Philipp Pelz (Berkeley, CA / US; Nuremberg / DE), Sinead Griffin (Berkeley, CA / US), Scott Stonemeyer (Berkeley, CA / US), Derek Popple (Berkeley, CA / US), Alex Zettl (Berkeley, CA / US), Peter Ercius (Berkeley, CA / US), Hannah Devyldere (Berkeley, CA / US), Mary Scott (Berkeley, CA / US), Colin Ophus (Berkeley, CA / US)
Abstract text (incl. figure legends and references)
Knowledge of the three-dimensional atomic structure of natural and manufactured materials allows us to calculate their physical properties and deduce their function from first principles. Phase-contrast electron microscopy methods like ptychography are ideally suited to solve the 3D atomic structure of nanomaterials containing light and heavy elements.
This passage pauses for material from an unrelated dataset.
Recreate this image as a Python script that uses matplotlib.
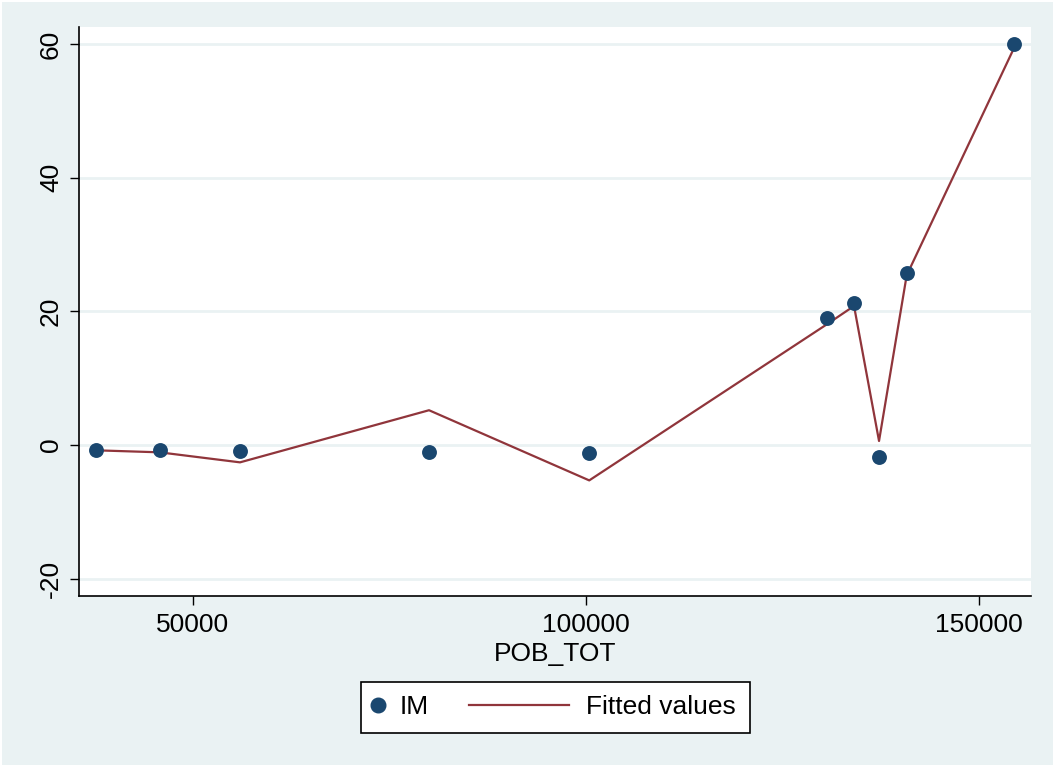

We perform mixed-state electron ptychography from 34.5 million diffraction patterns to reconstruct a high-resolution tilt series of a double wall-carbon nanotube (DW-CNT), encapsulating a complex ZrTe sandwich structure. Class averaging of the resulting reconstructions and subpixel localization of the atomic peaks in the reconstructed volume reveals the complex three-dimensional atomic structure of the core-shell heterostructure with 17 picometer precision.